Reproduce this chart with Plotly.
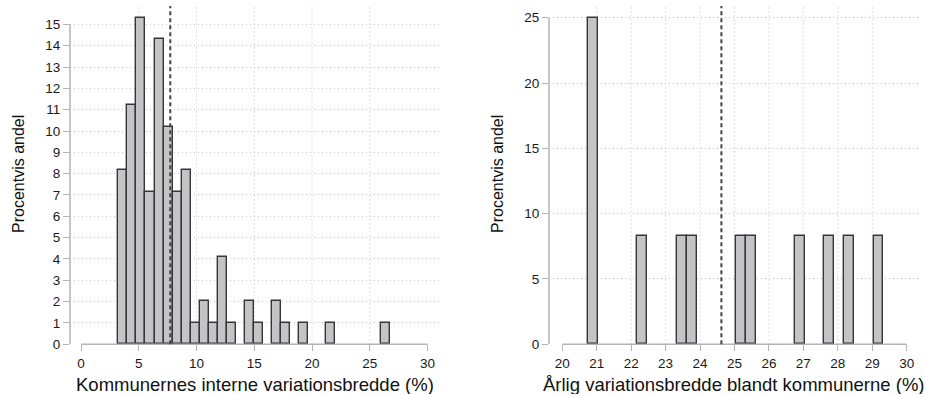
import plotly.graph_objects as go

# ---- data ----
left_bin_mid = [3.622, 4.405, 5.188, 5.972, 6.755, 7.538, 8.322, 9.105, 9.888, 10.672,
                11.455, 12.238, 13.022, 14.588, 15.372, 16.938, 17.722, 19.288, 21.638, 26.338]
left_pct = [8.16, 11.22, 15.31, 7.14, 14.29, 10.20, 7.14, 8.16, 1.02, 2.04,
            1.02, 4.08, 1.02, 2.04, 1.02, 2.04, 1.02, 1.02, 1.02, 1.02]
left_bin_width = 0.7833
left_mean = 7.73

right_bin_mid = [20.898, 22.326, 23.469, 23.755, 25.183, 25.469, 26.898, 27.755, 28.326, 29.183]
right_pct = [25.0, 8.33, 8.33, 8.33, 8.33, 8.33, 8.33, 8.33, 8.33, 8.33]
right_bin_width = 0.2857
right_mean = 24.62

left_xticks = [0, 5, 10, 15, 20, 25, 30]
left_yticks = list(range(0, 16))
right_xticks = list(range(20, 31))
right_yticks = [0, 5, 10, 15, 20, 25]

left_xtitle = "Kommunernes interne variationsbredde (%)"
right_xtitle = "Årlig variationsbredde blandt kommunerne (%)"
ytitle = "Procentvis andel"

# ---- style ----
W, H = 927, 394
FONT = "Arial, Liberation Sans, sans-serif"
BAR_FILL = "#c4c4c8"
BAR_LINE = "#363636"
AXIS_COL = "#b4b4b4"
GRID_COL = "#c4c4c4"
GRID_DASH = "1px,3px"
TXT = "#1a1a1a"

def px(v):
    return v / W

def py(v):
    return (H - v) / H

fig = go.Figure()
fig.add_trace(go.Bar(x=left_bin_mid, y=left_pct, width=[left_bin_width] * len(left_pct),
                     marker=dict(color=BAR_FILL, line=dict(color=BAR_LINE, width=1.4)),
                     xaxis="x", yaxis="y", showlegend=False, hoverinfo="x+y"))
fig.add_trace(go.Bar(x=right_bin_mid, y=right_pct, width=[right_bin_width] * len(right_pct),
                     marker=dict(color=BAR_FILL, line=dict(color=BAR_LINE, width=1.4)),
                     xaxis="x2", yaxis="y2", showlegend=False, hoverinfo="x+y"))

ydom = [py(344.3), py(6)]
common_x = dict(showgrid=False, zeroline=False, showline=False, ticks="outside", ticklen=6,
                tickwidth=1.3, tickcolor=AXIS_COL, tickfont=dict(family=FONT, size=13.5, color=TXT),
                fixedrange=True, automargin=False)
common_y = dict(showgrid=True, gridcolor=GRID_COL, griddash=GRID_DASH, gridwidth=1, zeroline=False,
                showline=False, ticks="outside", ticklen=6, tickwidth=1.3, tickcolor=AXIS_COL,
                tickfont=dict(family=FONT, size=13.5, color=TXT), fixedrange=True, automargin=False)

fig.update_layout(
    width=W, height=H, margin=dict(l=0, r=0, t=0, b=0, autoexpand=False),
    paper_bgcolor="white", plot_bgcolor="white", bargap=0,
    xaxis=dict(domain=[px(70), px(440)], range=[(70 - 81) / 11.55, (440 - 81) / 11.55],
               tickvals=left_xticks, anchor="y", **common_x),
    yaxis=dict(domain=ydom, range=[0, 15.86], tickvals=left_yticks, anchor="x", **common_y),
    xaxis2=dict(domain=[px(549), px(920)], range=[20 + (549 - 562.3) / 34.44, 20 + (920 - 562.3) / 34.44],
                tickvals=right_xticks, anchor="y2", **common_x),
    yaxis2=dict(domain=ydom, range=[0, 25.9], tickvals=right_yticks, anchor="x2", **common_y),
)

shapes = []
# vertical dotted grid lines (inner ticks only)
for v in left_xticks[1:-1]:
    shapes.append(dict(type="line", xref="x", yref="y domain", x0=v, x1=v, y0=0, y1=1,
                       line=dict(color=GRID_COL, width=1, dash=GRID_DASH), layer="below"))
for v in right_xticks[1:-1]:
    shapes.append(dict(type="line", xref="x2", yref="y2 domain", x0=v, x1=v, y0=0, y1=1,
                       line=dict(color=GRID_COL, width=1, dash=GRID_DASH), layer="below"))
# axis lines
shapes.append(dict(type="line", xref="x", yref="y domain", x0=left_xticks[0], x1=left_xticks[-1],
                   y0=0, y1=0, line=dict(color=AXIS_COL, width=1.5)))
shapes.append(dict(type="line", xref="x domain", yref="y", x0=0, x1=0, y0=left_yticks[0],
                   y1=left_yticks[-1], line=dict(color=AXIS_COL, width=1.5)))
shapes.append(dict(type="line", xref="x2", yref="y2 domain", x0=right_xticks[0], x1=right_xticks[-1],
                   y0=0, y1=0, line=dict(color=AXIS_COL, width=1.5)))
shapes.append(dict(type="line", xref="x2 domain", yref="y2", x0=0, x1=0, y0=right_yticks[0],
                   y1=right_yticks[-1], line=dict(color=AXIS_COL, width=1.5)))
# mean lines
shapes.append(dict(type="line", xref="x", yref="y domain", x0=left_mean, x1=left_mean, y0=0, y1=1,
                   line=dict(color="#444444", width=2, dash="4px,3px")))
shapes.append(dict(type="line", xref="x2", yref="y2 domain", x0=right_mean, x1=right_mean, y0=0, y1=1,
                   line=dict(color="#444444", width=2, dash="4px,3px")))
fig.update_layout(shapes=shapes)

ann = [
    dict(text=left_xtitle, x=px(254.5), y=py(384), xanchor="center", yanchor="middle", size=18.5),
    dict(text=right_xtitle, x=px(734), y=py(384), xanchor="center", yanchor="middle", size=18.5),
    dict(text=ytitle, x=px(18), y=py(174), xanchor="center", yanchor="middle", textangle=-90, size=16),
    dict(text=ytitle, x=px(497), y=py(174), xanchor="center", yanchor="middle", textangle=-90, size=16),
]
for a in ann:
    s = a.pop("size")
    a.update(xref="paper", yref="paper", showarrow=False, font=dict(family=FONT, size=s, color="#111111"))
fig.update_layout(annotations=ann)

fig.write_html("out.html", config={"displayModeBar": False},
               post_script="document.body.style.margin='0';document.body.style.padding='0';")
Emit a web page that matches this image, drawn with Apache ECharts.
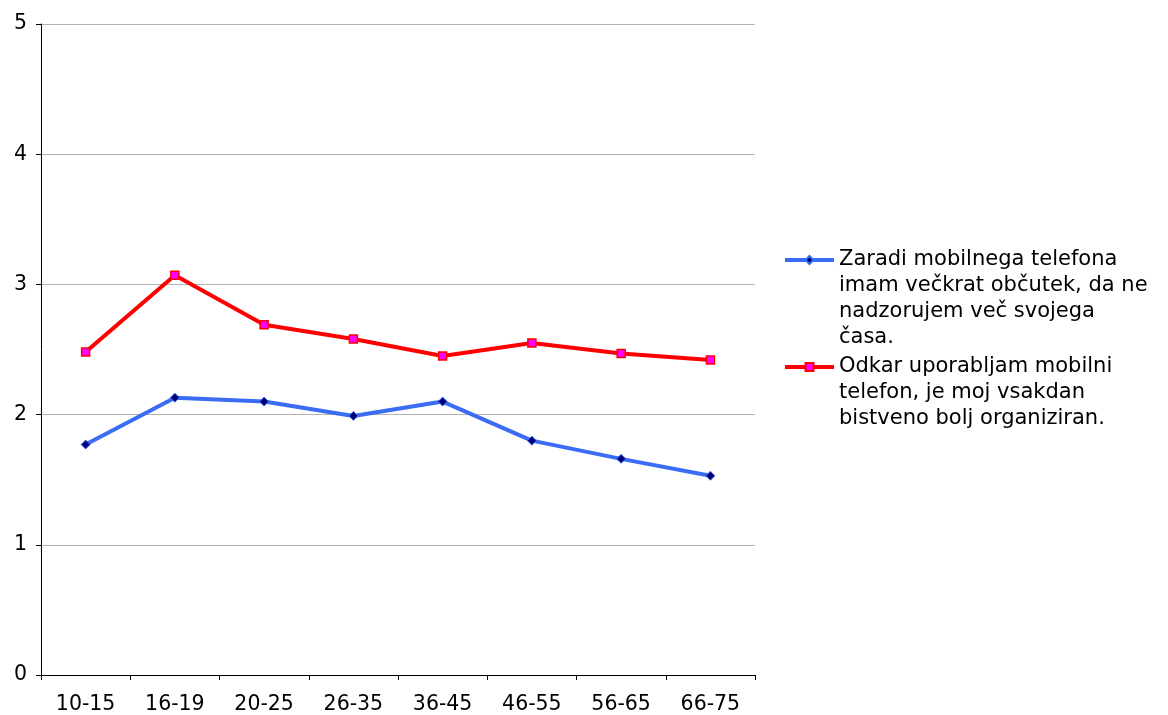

▶ [TASK GOAL]: Report how many lines of the listing hold the string "with", giving only the number.

▶ [RESULT OF THE TASK]: 2